Peter Friedman
Associate Professor, Legal Analysis & Writing
Case Western Reserve University School of Law

Ruling Imagination: Law and Creativity

April 04th, 2009 | Legal education, legal history

Don’t let history disappear, redux.

Last week one of my most engaged students came to me and said, “The New Deal didn’t help the recovery from the Depression.  It was entirely World War II.”  I sighed.  The reason he might believe what he said is true is because he’s a Republican and he has been listening to the arguments for their near unanimous congressional opposition to the Obama administration’s efforts to help the economy.  As the New York Times reports today:

For more than half a century, America’s political leaders – Republican and Democrat – have sought to wrap themselves in the legacy of Franklin Delano Roosevelt, the man credited with replacing fear with hope and ending the Great Depression. But in recent years some writers and economists have been telling a version of this story that is quite different from the one generally taught in school or seen on the History Channel.

In this interpretation Roosevelt is a well-meaning but misguided dupe who not only prolonged the Depression but also exacerbated it. For many people, it’s like hearing that Little Red Riding Hood’s grandmother and not the wolf is the rapacious killer.

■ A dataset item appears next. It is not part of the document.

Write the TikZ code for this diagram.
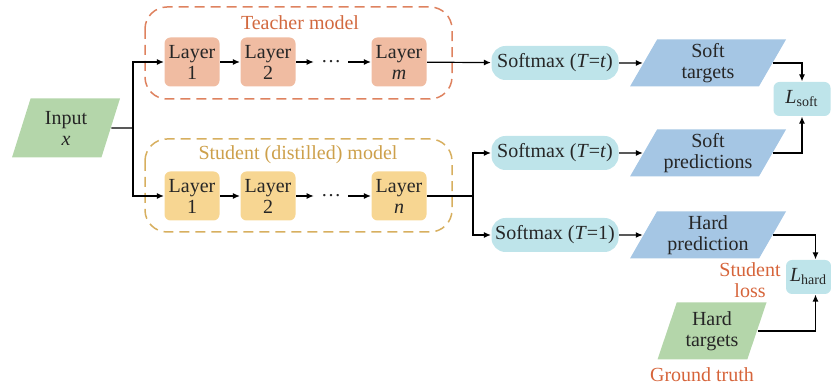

Since the financial crash this fall, the revisionist look at the Great Depression has attracted new attention . . . . But more than that, it has become an intellectual banner for Republican opponents of the Obama administration’s ambitious bailout and stimulus proposals.

Amity Shlaes, a syndicated columnist who works at the Council on Foreign Relations, helped ignite this latest revisionist spurt with her 2007 book, “The Forgotten Man: A New History of the Great Depression.”

“The deepest problem was the intervention, the lack of faith in the marketplace,” she wrote, lumping Herbert Hoover and Roosevelt together as overzealous government meddlers.

The current financial crisis, as well as continuing praise from conservatives, helped propel the book back onto the Times best-seller list in November. Jonathan Alter, an editor at Newsweek and the author of “The Defining Moment: FDR’s Hundred Days and the Triumph of Hope” – which has also benefited from the renewed fascination with the 1930s – calls Ms. Shlaes’s book a “taste badge,” flaunted by Republicans looking for a way to oppose the administration.

Today’s article didn’t do much but explain there is this revisionist view and that it is the intellectual basis of the Republicans’ current political positioning.  Intead, it more or less gave a “he said, she said” account of the “competing theories about the Depression and the New Deal” as they were articulated  “at a conference at the Council on Foreign Relations’ New York headquarters, co-hosted by the Leonard N. Stern School of Business at New York University, and partly organized by Ms. Shlaes.”

There are plenty of good critiques of Ms. Schlaes, including Eric Rauchway’s in Slate, and, on a regular basis, Paul Krugman (here, for example). Even political allies, like Megan McArdle, find the fashionable right wing view Shlaes popularized and the Republican party has adopted as its own to be gross caricature:

The problem is that Shlaes way, way, way overstates her case.  There is an academic argument that the National Recovery Administration prolonged the Great Depression . . . . But the Great Depression is complicated, and it’s hard to make the case that government intervention was the main problem with the economy.  As economic history, the book is interesting if one sided.  But as an argument, it leaves a lot to be desired.

But reading political rhetoric is a poor substitute for an immersion in history.  I am lucky that my father at 85 is as sharp, energetic, and passionate as ever, and his memories of growing up poor in the Thirties and the profound differences FDR made are vivid.  Reading books rather than mere opinion pieces is important too.  I recommend strongly David Kennedy’s Freedom From Fear: The American People in Depression and War, 1929-1945 (Oxford History of the United States).

Maybe it’s that we’re a “sound bite” culture.  I don’t know.  But in my adulthood, which more or less began with Ronald Reagan’s flip dismissal of all governmental action as the problem, not the solution, I’ve continually been shocked at the frequency with which people are ready to accept without question that premise and its counterpart — that unregulated markets are wiser than any human institutions can ever be and always are the best solution.